While not in the campaign coffers, it certainly keeps Hillary from being “dead broke.” And if you think for a second that those contributions aren’t made with the intent that a possible president will have a good memory of whose money is helping burnish her image, call your doctor for an MRI appointment. (Side note: This is similar to NBC not planning on being first in line for a White House leak if Hill wins after paying Chelsea $300,000 for a year’s journalistic work in which she produced practically nothing newsworthy.)
P&J hope the media keep picking at the Clinton Foundation scab, because the wound will definitely bleed at some point. And if the media won’t do it, we are sure the GOP opposition info offices will, and they may just be holding fire until it will be a bigger bombshell, say in September or October of 2016.
In the long run, P&J’s question is: How bad or obvious did things have to get before the media, or even upright people around both Gordo and Hill, pulled those two charlatans’ masks off in public? Fox was always dodgy, and a creep to boot. Hillary has all the charm of a cobra, is always on the defensive, and may be even oilier than her husband, which deserves some applause, since Bubba’s “I did not have sex with that woman” and “What is ‘is’?” set the bar extremely high in the unctuous and duplicitous categories.
Gordo is already in tears, and no doubt considering which Tiffany accessories he should bring to the can. We can’t imagine Hillary ever crying, unless she intentionally slices an onion into her hankie and holds it under her eyes, but wethinks those “contributions” may contribute to her downfall somewhere down the road.
Dan Von Bargen
Indeed he was.
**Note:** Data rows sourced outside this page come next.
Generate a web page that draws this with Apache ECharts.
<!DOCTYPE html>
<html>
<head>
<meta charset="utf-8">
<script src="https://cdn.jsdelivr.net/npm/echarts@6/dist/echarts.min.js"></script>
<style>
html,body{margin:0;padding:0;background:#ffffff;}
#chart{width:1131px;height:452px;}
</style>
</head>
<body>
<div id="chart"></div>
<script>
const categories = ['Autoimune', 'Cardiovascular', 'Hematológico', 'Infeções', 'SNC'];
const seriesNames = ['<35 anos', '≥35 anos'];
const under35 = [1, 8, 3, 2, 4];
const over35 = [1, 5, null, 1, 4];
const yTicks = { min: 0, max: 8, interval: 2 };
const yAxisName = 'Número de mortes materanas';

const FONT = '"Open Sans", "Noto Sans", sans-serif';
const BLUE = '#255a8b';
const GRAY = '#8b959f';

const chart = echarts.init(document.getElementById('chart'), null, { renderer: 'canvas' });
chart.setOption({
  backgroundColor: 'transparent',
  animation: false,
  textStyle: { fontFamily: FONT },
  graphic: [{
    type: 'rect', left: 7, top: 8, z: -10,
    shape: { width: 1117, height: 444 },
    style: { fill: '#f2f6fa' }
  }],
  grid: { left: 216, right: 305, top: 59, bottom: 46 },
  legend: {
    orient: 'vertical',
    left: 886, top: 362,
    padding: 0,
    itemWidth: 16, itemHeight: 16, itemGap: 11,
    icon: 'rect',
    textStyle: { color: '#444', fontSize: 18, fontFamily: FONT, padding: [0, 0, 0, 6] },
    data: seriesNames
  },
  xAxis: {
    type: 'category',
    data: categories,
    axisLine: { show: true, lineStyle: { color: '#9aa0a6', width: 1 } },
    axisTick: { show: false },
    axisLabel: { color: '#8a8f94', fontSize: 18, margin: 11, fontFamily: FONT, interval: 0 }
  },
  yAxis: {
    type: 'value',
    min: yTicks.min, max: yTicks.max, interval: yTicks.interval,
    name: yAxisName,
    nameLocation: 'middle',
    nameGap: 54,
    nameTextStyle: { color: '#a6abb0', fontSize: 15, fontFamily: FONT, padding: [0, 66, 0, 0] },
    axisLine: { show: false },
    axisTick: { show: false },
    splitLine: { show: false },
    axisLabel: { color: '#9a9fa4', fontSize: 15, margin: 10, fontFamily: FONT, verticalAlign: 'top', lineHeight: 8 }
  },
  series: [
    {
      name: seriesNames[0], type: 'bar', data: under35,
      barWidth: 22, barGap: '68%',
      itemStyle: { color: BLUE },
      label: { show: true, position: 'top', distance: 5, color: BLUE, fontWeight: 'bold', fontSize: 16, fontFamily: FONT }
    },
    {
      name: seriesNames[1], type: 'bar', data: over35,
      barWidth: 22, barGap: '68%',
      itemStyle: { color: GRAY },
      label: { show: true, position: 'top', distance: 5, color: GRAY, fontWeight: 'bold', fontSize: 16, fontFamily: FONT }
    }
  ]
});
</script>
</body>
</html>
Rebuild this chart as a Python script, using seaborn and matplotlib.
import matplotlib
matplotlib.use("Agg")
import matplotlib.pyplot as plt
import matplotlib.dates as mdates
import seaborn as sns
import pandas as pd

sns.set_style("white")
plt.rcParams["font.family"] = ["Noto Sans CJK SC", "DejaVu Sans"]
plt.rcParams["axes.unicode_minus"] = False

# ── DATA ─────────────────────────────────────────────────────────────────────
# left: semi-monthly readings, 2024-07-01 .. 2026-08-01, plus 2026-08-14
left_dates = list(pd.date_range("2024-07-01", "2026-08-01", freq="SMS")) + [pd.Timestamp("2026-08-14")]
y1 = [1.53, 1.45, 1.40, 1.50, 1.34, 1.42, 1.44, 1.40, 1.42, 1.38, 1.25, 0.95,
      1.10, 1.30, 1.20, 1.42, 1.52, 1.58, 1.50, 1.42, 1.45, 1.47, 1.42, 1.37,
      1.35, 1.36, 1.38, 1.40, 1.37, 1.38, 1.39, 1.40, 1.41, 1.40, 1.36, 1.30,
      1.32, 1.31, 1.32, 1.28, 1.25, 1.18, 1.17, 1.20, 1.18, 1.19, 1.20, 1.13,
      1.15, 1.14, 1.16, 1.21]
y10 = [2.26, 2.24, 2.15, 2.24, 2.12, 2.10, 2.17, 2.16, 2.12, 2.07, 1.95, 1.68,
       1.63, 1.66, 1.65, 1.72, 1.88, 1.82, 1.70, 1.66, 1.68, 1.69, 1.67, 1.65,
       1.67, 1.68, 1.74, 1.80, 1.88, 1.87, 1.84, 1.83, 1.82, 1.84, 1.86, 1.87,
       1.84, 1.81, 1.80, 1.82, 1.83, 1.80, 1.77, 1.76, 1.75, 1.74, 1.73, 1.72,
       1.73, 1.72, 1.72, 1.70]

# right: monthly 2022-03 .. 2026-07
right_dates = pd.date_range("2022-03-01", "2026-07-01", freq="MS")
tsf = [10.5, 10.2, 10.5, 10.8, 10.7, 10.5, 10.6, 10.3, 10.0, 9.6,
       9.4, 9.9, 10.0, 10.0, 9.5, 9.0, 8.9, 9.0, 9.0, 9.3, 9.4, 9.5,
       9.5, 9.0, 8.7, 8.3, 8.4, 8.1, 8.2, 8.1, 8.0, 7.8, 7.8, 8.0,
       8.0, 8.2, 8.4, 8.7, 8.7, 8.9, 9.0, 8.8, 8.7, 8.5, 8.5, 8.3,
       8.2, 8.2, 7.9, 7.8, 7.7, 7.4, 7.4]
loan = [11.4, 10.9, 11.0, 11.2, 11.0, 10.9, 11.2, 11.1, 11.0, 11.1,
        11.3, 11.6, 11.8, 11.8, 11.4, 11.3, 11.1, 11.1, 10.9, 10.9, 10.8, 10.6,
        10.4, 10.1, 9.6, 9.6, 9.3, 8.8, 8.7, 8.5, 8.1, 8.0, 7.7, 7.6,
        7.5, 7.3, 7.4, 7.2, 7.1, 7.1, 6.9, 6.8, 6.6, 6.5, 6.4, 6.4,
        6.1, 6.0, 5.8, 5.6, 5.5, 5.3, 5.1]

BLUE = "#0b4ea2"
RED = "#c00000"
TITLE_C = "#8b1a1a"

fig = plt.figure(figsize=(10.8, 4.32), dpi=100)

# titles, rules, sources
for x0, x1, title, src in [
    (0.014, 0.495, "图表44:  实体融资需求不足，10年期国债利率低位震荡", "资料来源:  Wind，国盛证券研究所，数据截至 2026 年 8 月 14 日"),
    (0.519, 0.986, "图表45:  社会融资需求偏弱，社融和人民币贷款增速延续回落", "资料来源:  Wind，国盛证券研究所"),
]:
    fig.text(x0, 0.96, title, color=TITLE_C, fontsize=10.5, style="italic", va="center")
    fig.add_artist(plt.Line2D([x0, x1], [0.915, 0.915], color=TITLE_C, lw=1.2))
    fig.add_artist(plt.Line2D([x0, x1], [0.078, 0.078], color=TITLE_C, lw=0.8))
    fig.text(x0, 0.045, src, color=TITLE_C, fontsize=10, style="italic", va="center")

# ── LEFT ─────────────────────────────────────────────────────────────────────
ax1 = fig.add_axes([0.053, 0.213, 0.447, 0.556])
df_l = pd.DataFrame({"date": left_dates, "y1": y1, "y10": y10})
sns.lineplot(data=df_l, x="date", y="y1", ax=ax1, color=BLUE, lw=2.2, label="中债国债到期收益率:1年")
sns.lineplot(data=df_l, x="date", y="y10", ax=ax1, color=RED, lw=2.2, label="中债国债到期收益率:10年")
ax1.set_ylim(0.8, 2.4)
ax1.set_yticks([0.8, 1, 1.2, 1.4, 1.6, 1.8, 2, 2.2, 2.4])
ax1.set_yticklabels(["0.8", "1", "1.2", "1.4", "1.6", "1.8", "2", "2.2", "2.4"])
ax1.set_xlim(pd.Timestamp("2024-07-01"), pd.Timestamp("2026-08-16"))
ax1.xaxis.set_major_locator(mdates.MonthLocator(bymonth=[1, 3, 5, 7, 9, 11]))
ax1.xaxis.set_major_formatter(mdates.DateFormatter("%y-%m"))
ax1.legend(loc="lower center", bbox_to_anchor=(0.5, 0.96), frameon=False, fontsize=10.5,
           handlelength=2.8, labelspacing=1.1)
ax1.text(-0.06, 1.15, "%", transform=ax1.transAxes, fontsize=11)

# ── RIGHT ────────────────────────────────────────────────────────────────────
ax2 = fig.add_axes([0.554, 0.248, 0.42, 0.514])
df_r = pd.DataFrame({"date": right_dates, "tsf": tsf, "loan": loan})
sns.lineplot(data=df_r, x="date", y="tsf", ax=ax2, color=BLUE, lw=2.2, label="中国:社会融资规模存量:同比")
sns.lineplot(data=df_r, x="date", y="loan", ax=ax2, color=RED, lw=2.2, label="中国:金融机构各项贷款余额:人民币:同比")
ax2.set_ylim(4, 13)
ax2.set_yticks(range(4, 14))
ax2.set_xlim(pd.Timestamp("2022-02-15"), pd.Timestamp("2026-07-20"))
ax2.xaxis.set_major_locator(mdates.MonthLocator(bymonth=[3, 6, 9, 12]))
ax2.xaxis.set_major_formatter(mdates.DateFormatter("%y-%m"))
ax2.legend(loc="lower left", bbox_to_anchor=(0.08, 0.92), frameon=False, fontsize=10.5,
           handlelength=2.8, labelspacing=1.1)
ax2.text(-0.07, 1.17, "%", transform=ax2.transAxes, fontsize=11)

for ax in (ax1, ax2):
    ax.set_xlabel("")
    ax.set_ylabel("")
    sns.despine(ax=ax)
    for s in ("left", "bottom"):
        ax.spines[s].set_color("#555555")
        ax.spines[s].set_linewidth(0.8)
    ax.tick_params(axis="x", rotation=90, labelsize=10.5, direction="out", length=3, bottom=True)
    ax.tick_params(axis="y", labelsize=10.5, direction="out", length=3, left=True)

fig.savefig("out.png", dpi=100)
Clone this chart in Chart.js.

A beloved member of the extended Trinity Repertory Company, Dan was a mainstay in many stage productions at Trinity. He was probably best known by the general public as “Mr. Kruger,” George Costanza’s boss on Seinfeld. He performed in many films and had a starring role in the little-seen but powerful film Lord of Illusions and a major part in the local cult classic, Jim Wolpaw’s Complex World.